Mohamed ElBaradei, director general of the International Atomic Energy Agency, also cited Western intelligence assessments that Iran may be only four years away from having the capacity to produce such weapons. But he stressed that his agency’s inspectors had turned up no firm evidence of such intentions.
Still, he indicated there are some in Tehran who favored developing such arms.

“A preventive strike would be catastrophic,” ElBaradei said at a panel discussion at the World Economic Forum, adding it would only “strengthen the hand of those who say ‘let us develop a weapon.”
While ElBaradei did not name any nation, his comments were clearly directed at Israel and the United States, which have both suggested a strike on Tehran’s nuclear facilities was not off the table unless the Islamic republic ended its nuclear defiance.

In a clear warning of such possible intentions, Israeli Prime Minister Ehud Olmert said Wednesday his country — believed now to be the only nuclear-armed state in the Middle East — will respond to the threat posed by Iran’s nuclear ambitions “with all the means at our disposal.”
It also came as the United States beefed up its naval presence in the Gulf, sending a second U.S. aircraft carrier group there to signal Iran it will not tolerate any attempts to dominate the region.

The U.N. Security Council imposed sanctions on Iran last month for defying demands to freeze uranium enrichment. Tehran says it wants to perfect the process to generate electricity, but its other use — creating the fissile core of nuclear weapons — has fed international concerns about Iran’s true intentions.

Instead of compromise, Iran has ramped up the rhetoric and its nuclear activity.

Iranian President Mahmoud Ahmadinejad said Tuesday that Washington was incapable of inflicting “serious damage” on his country. And U.N. officials told the Associated Press last week that Iran was ready to start assembling thousands of centrifuges to enrich uranium after finishing work on an underground facility housing such machines.

Even if Tehran proves successful in installing 3,000 centrifuges — in the first stage of what it says will be a network of more than 50,000 such machines — experts estimate it would take several years for all of them to be running smoothly. Once that happens, Tehran could produce two bombs a year.

“They have the knowledge, sure they have the knowledge,” said ElBaradei of Iran’s nuclear program — which has been under IAEA investigation for more than four years. “Are you going to bomb the knowledge?”

ElBaradei indicated he was not against U.N.-sanctioned force against world renegades as a last option. But “in the case of Iran, we are absolutely far away from it.”

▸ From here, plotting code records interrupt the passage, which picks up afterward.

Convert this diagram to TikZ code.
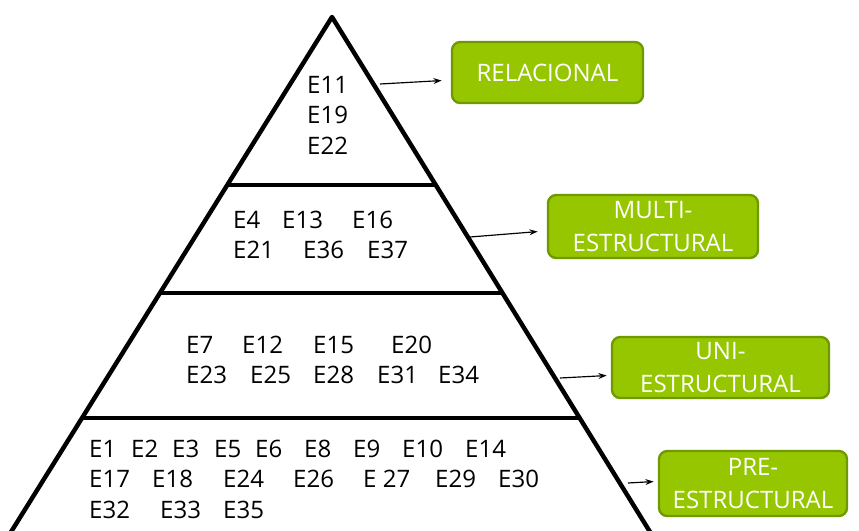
\documentclass[tikz,border=0pt]{standalone}
\usepackage{fontspec}
\setmainfont{Open Sans}
\usepackage{tikz}
\usetikzlibrary{calc}
\usetikzlibrary{arrows.meta}
\definecolor{levelgreen}{HTML}{95C600}
\definecolor{leveledge}{HTML}{6E9A00}
\tikzset{
	pyrside/.style={line width=3.8pt, line join=round},
	pyrcut/.style={line width=2.6pt},
	elabel/.style={anchor=base west, inner sep=0pt, font=\fontsize{20.5}{24}\selectfont},
	levelbox/.style={draw=leveledge, fill=levelgreen, line width=2pt, rounded corners=7pt,
		text=white, align=center, inner sep=0pt, font=\fontsize{20.5}{28}\selectfont},
	pointer/.style={-{Stealth[length=7pt,width=5pt]}, line width=1pt, shorten >=1pt}
}

\begin{document}
\begin{tikzpicture}[x=0.03cm, y=-0.03cm]

	\useasboundingbox (0,0) rectangle (859,531);
	\clip (0,0) rectangle (859,531);

	% pyramid
	\coordinate (apex) at (332,17);
	\coordinate (bl) at (6,540);
	\coordinate (br) at (655,540);
	\draw[pyrside] (bl) -- (apex) -- (br);
	\draw[pyrcut] ($(apex)!0.3212!(bl)$) -- ($(apex)!0.3212!(br)$);
	\draw[pyrcut] ($(apex)!0.5277!(bl)$) -- ($(apex)!0.5277!(br)$);
	\draw[pyrcut] ($(apex)!0.7667!(bl)$) -- ($(apex)!0.7667!(br)$);

	% top tier
	\node[elabel] (e11) at (307,93) {E11};
	\node[elabel] (e19) at (307,123) {E19};
	\node[elabel] (e22) at (307,154) {E22};

	% second tier
	\foreach \x/\num in {233/4, 282/13, 352/16}
		\node[elabel] (e\num) at (\x,228) {E\num};
	\foreach \x/\num in {233/21, 303/36, 367/37}
		\node[elabel] (e\num) at (\x,258) {E\num};

	% third tier
	\foreach \x/\num in {186/7, 242/12, 313/15, 391/20}
		\node[elabel] (e\num) at (\x,353) {E\num};
	\foreach \x/\num in {186/23, 250/25, 313/28, 377/31, 438/34}
		\node[elabel] (e\num) at (\x,383) {E\num};

	% bottom tier
	\foreach \x/\num in {89/1, 131/2, 172/3, 214/5, 255/6, 304/8, 353/9, 402/10, 465/14}
		\node[elabel] (e\num) at (\x,457) {E\num};
	\foreach \x/\num in {89/17, 152/18, 223/24, 293/26, 435/29, 498/30}
		\node[elabel] (e\num) at (\x,487) {E\num};
	\node[elabel] (e27) at (363,487) {E 27};
	\foreach \x/\num in {89/32, 160/33, 223/35}
		\node[elabel] (e\num) at (\x,518) {E\num};

	% levels
	\node[levelbox, minimum width=5.73cm, minimum height=1.83cm] (rel) at (547.5,72.5) {RELACIONAL};
	\node[levelbox, minimum width=6.3cm, minimum height=1.89cm] (multi) at (653,226.5) {MULTI-\\ESTRUCTURAL};
	\node[levelbox, minimum width=6.51cm, minimum height=1.83cm] (uni) at (720.5,367.5) {UNI-\\ESTRUCTURAL};
	\node[levelbox, minimum width=5.64cm, minimum height=1.95cm] (pre) at (753,483.5) {PRE-\\ESTRUCTURAL};

	% pointers
	\coordinate (p1) at (380,84);
	\coordinate (p2) at (470,237);
	\coordinate (p3) at (560,378);
	\coordinate (p4) at (628,483);
	\draw[pointer] (p1) -- ($(rel.west)+(-8,8)$);
	\draw[pointer] (p2) -- ($(multi.west)+(-8,5)$);
	\draw[pointer] (p3) -- ($(uni.west)+(-3,8)$);
	\draw[pointer] (p4) -- ($(pre.west)+(-3,-2)$);

\end{tikzpicture}
\end{document}
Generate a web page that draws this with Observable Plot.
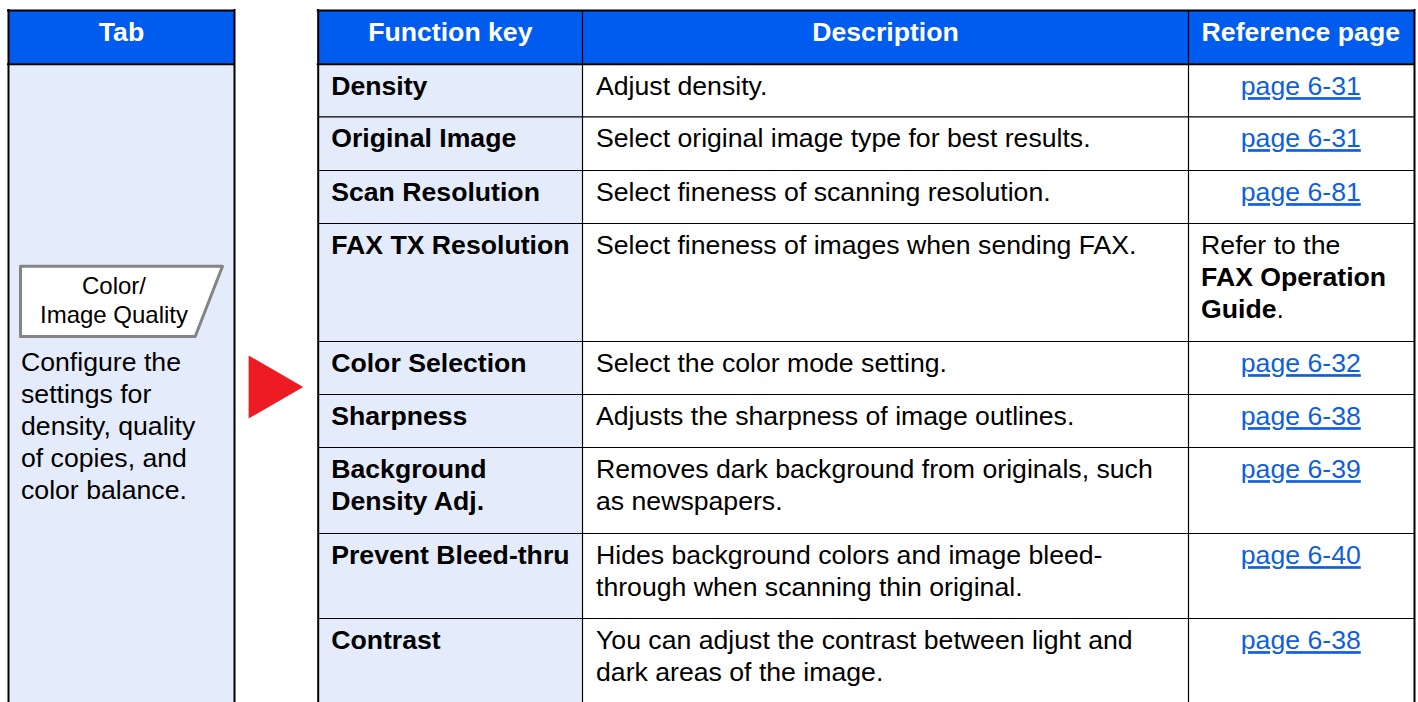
<!DOCTYPE html>
<html>
<head>
<meta charset="utf-8">
<script src="https://cdn.jsdelivr.net/npm/d3@7"></script>
<script src="https://cdn.jsdelivr.net/npm/@observablehq/plot@0.6"></script>
<style>
html,body{margin:0;padding:0;background:#fff;overflow:hidden}
svg{display:block}
</style>
</head>
<body>
<div id="chart"></div>
<script>
// ---- table content ----
const headers = ["Tab", "Function key", "Description", "Reference page"];
const functionKeys = ["Density", "Original Image", "Scan Resolution", "FAX TX Resolution", "Color Selection", "Sharpness", "Background\nDensity Adj.", "Prevent Bleed-thru", "Contrast"];
const descriptions = [
  "Adjust density.",
  "Select original image type for best results.",
  "Select fineness of scanning resolution.",
  "Select fineness of images when sending FAX.",
  "Select the color mode setting.",
  "Adjusts the sharpness of image outlines.",
  "Removes dark background from originals, such\nas newspapers.",
  "Hides background colors and image bleed-\nthrough when scanning thin original.",
  "You can adjust the contrast between light and\ndark areas of the image."
];
const referencePages = ["page 6-31", "page 6-31", "page 6-81", null, "page 6-32", "page 6-38", "page 6-39", "page 6-40", "page 6-38"];
const keyLabel = "Color/\nImage Quality";
const tabNote = "Configure the\nsettings for\ndensity, quality\nof copies, and\ncolor balance.";

// ---- table layout, in page units ----
const W = 1418, H = 702;
const columnEdges = [317.7, 582, 1188, 1414];
const rowEdges = [63.7, 116.3, 170, 223, 341, 394, 447, 533, 618, 702];
const tableTop = 10, tabLeft = 8, tabRight = 234;
const refCenter = 1300.3;
const keyOutline = {x: [20, 222, 194.7, 20, 20], y: [265.7, 265.7, 336, 336, 265.7]};
const font = "Liberation Sans", size = 26.65, lh = 32;
const blue = "#005bef", pale = "#e4ecfb", linkBlue = "#0f5fdc";

const rows = functionKeys.map((k, i) => ({key: k, desc: descriptions[i], ref: referencePages[i], y1: Math.round(rowEdges[i])}));
const heads = headers.map((t, i) => i === 0 ? {t, x1: tabLeft, x2: tabRight, c: (tabLeft + tabRight) / 2} : {t, x1: columnEdges[i - 1], x2: columnEdges[i], c: i === 3 ? refCenter : (columnEdges[i - 1] + columnEdges[i]) / 2});
const textBase = {fontFamily: font, fontSize: size, lineHeight: lh / size, lineAnchor: "top", fill: "#000"};
const underline = (index, scales, values, dims, ctx, next) => {
  const g = next(index, scales, values, dims, ctx);
  g.style.textDecoration = "underline";
  return g;
};
const rowDy = 7.9, noteX = columnEdges[2] + 12.6;

const chart = Plot.plot({
  width: W, height: H, margin: 0,
  style: {background: "#fff", fontFamily: font},
  x: {domain: [0, W], range: [0, W], axis: null},
  y: {domain: [0, H], range: [0, H], axis: null},
  marks: [
    // fills
    Plot.rect([{}], {x1: columnEdges[0], x2: columnEdges[1], y1: rowEdges[0], y2: H, fill: pale}),
    Plot.rect([{}], {x1: tabLeft, x2: tabRight, y1: rowEdges[0], y2: H, fill: pale}),
    Plot.rect(heads, {x1: "x1", x2: "x2", y1: tableTop, y2: rowEdges[0], fill: blue}),
    // inner row rules
    Plot.ruleY(rowEdges.slice(1, -1), {x1: columnEdges[0], x2: columnEdges[3], stroke: "#000", strokeWidth: 1.2}),
    // column rules
    Plot.ruleX([columnEdges[1], columnEdges[2]], {y1: tableTop, y2: H, stroke: "#000", strokeWidth: 1.2}),
    Plot.ruleX([tabLeft, tabRight, columnEdges[0], columnEdges[3]], {y1: tableTop - 1, y2: H, stroke: "#000", strokeWidth: 2}),
    // header rules
    Plot.ruleY([tableTop, rowEdges[0]], {x1: tabLeft - 1, x2: tabRight + 1, stroke: "#000", strokeWidth: 2}),
    Plot.ruleY([tableTop, rowEdges[0]], {x1: columnEdges[0] - 1, x2: columnEdges[3] + 1, stroke: "#000", strokeWidth: 2}),
    // header text
    Plot.text(heads, {x: "c", y: 32, text: "t", fill: "#fff", fontWeight: "bold", fontFamily: font, fontSize: size, textAnchor: "middle", lineAnchor: "middle"}),
    // first tab column
    Plot.line(keyOutline.x.map((x, i) => ({x, y: keyOutline.y[i]})), {x: "x", y: "y", fill: "#fff", stroke: "#848484", strokeWidth: 3, strokeLinejoin: "round", curve: "linear"}),
    Plot.text([keyLabel], {...textBase, x: 113.5, y: 272.5, text: d => d, fontSize: 24, lineHeight: 29 / 24, textAnchor: "middle"}),
    Plot.text([tabNote], {...textBase, x: 20.5, y: 347.6, text: d => d, textAnchor: "start"}),
    // arrow
    Plot.dot([{}], {x: 266.3, y: 386.5, r: 23.4, symbol: "triangle", rotate: 90, fill: "#ed1c24", stroke: "none"}),
    // function keys
    Plot.text(rows, {...textBase, x: columnEdges[0] + 13, y: "y1", dy: rowDy, text: "key", fontWeight: "bold", textAnchor: "start"}),
    // descriptions
    Plot.text(rows, {...textBase, x: columnEdges[1] + 13.5, y: "y1", dy: rowDy, text: "desc", textAnchor: "start"}),
    // reference pages
    Plot.text(rows.filter(d => d.ref), {...textBase, x: refCenter, y: "y1", dy: rowDy, text: "ref", fill: linkBlue, textAnchor: "middle", render: underline}),
    // FAX Operation Guide note
    Plot.text(["Refer to the"], {...textBase, x: noteX, y: rowEdges[3], dy: rowDy, text: d => d, textAnchor: "start"}),
    Plot.text(["FAX Operation\nGuide"], {...textBase, x: noteX, y: rowEdges[3], dy: rowDy + lh, text: d => d, fontWeight: "bold", textAnchor: "start"}),
    Plot.text(["."], {...textBase, x: noteX + 75.5, y: rowEdges[3], dy: rowDy + 2 * lh, text: d => d, textAnchor: "start"})
  ]
});
document.getElementById("chart").append(chart);
</script>
</body>
</html>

Talks, first between Tehran and European powers Britain, France and Germany and then the five Security Council permanent members and Germany have failed over more than two years to persuade the Islamic republic to shelve enrichment plans and led to the U.N. sanctions.

But ElBaradei said new negotiations — this time involving not only the great powers but all countries in the region — were the best way to reach compromise. And the “U.S. has to be engaged,” he said, in indirect criticism of America’s refusal up to now to hold one-on-one talks with Iran.